**SHORT EXERCISE**
In the records below, pick out all lines containing the word "standalone".

[Plotting code records]
-- begin --

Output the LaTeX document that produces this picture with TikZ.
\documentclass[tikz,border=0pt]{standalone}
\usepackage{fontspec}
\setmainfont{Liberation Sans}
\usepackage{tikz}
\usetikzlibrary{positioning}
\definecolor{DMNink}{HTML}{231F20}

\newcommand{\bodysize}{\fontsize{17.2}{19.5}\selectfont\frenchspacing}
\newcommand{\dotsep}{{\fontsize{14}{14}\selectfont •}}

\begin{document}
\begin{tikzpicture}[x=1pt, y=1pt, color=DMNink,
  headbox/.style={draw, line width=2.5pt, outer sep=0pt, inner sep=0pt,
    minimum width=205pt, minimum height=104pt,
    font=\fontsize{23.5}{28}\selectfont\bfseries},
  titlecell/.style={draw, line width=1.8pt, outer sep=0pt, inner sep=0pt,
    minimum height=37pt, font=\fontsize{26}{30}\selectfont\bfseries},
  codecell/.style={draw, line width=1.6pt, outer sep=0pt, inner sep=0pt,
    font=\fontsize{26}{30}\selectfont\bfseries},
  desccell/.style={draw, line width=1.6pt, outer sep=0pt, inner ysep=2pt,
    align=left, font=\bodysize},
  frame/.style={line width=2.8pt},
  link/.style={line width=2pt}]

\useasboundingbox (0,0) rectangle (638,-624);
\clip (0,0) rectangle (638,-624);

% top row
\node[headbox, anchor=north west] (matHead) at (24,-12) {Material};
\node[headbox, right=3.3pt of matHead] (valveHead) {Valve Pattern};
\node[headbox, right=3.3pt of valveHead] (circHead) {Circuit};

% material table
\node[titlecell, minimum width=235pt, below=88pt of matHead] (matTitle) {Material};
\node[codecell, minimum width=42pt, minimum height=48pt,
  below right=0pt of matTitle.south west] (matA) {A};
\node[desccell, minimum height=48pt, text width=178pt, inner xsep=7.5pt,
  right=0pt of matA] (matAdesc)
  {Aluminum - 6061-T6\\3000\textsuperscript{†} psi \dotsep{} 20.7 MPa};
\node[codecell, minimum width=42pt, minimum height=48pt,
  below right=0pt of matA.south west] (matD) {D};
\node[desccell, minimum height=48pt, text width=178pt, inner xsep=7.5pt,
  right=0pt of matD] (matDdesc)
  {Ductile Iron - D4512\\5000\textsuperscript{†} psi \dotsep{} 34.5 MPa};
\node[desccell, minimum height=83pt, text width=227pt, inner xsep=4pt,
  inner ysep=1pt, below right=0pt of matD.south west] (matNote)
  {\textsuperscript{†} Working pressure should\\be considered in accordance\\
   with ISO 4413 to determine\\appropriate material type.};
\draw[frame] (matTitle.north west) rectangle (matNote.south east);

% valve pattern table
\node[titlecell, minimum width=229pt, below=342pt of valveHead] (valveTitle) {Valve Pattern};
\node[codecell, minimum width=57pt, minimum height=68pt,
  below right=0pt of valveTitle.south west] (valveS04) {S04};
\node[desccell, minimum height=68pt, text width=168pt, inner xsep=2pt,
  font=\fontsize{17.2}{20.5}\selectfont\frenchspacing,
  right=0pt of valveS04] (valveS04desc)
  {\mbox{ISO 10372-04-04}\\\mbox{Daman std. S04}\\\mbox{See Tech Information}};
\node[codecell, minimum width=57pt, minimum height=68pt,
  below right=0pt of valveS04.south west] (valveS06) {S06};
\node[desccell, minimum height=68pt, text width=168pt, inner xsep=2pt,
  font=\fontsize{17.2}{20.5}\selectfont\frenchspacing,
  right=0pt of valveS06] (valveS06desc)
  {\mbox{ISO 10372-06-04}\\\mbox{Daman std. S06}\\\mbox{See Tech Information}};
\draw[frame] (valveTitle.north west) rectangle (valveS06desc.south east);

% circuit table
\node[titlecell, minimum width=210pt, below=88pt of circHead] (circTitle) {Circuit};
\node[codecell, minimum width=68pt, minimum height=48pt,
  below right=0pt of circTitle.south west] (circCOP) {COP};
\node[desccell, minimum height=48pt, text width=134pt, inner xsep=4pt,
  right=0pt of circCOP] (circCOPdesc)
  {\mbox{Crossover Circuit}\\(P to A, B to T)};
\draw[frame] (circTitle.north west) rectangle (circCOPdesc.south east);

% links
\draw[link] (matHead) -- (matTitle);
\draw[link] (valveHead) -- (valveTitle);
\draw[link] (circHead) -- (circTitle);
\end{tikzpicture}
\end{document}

-- end --
-- begin --

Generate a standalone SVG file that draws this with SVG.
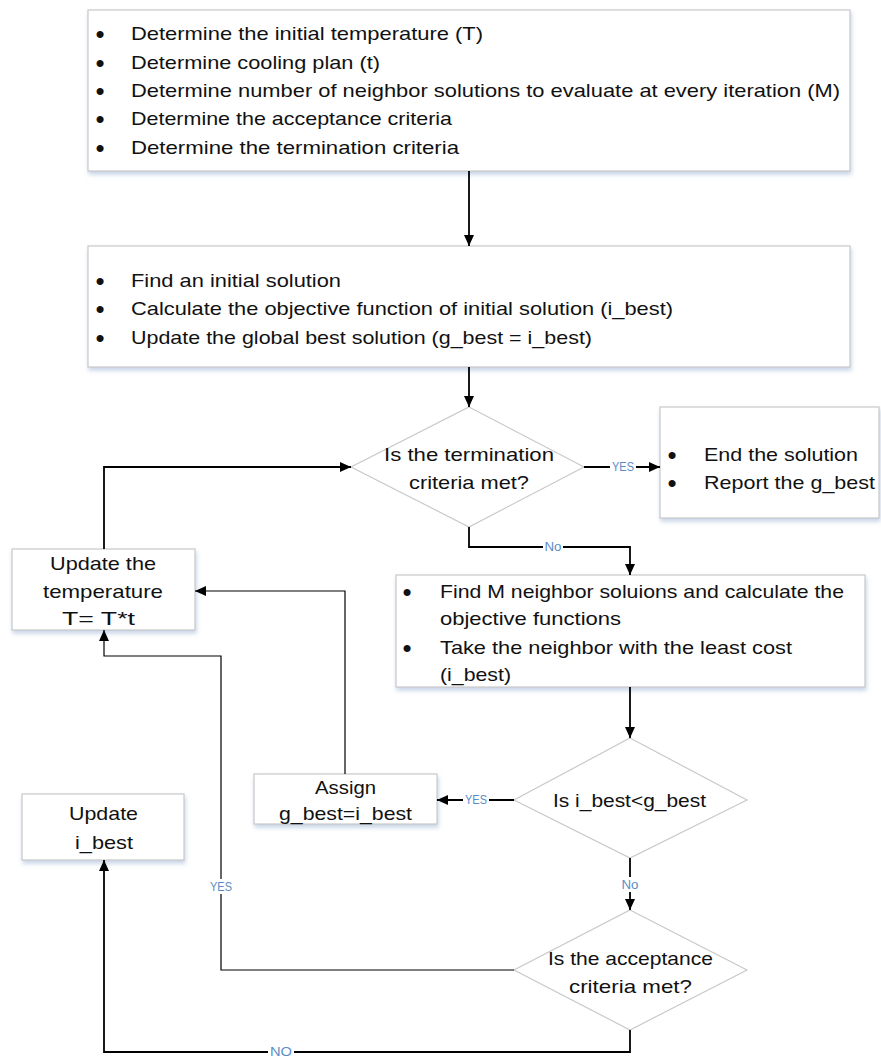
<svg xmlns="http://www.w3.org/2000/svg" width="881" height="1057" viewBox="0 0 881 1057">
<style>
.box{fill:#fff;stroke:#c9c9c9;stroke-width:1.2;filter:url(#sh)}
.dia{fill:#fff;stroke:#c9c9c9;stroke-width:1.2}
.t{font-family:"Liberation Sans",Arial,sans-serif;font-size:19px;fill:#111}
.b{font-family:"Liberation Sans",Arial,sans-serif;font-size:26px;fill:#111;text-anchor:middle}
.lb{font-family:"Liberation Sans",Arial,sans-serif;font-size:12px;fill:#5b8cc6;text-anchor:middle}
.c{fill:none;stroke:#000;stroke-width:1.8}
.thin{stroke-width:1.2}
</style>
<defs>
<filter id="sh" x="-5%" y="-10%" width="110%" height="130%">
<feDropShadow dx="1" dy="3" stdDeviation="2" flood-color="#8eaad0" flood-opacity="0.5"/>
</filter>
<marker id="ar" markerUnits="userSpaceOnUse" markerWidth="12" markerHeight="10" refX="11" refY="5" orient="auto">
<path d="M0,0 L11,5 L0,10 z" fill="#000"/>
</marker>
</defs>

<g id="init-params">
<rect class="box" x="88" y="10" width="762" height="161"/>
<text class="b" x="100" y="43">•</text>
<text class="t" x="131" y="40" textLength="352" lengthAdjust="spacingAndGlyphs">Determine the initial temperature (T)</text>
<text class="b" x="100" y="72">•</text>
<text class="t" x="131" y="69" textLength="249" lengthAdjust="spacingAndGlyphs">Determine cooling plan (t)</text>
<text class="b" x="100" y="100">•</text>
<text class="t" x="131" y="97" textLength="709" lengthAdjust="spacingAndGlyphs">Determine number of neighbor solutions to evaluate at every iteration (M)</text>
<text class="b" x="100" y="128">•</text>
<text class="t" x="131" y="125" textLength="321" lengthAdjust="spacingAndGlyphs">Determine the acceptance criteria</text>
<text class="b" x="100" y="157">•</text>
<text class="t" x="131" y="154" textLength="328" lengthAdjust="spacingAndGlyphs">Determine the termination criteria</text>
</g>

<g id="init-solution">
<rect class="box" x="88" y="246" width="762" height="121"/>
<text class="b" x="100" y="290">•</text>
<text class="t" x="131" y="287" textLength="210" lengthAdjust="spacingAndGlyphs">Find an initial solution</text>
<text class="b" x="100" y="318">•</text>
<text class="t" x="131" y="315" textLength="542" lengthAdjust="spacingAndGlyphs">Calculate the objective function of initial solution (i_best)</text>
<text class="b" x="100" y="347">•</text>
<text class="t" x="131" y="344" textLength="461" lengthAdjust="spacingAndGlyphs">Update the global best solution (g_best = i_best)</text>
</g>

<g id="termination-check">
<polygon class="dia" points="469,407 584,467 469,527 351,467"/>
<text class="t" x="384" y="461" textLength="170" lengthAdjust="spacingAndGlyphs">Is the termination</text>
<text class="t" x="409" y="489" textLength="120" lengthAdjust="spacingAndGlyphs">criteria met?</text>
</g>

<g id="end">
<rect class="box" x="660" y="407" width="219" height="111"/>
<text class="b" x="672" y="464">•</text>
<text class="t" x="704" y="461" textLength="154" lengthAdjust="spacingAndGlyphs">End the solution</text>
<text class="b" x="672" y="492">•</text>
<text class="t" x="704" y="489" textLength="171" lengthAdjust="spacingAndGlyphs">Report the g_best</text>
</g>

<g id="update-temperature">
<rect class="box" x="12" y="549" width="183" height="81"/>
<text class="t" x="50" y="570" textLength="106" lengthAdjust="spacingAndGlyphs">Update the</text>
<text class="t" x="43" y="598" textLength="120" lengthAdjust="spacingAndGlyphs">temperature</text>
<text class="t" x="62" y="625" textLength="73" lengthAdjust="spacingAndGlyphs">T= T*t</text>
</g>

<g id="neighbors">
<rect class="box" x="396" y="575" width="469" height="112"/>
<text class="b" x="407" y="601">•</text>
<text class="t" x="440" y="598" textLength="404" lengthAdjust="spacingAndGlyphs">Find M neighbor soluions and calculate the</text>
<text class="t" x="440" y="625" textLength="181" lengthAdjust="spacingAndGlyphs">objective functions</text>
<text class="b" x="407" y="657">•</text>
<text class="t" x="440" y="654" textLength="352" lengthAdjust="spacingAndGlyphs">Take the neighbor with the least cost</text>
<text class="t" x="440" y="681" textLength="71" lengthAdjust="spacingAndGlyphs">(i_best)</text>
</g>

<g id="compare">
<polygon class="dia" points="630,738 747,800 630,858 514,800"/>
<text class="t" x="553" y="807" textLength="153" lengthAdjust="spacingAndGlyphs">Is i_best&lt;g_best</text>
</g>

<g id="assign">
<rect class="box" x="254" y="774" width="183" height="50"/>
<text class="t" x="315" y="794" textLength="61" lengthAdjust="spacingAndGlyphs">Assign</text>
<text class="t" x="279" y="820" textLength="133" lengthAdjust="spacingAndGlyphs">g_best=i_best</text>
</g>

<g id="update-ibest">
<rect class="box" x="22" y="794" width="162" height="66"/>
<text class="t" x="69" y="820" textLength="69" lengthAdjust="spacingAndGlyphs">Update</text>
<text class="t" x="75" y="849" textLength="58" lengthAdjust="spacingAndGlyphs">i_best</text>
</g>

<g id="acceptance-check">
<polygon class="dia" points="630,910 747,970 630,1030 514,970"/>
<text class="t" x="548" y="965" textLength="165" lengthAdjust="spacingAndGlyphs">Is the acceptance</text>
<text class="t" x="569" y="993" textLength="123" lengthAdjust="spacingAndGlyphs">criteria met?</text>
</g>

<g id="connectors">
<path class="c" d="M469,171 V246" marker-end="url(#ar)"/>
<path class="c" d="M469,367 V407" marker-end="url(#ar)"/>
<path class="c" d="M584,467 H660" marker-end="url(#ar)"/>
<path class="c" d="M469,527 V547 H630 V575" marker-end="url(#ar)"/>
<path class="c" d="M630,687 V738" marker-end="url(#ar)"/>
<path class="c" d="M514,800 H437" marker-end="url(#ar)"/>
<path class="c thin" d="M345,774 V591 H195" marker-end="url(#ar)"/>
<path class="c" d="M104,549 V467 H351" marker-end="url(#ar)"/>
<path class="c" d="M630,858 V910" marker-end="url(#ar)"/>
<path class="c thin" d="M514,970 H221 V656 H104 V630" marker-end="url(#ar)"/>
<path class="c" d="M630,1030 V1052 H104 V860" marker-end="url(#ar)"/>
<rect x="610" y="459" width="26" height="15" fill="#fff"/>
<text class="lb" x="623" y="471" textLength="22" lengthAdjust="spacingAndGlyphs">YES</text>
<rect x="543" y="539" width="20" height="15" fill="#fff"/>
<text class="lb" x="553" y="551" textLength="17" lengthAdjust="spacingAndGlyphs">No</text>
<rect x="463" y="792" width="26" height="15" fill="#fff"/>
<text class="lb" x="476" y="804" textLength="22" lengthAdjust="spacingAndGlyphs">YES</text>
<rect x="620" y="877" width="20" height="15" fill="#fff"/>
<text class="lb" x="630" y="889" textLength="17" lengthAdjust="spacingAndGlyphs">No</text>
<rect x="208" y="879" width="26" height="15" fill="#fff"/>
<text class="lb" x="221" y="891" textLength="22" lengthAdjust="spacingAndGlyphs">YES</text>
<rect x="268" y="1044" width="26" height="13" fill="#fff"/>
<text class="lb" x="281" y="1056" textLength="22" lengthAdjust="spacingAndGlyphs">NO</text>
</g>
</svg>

-- end --

**ANSWER TO THE TASK**
\documentclass[tikz,border=0pt]{standalone}
Generate a standalone SVG file that draws this with SVG.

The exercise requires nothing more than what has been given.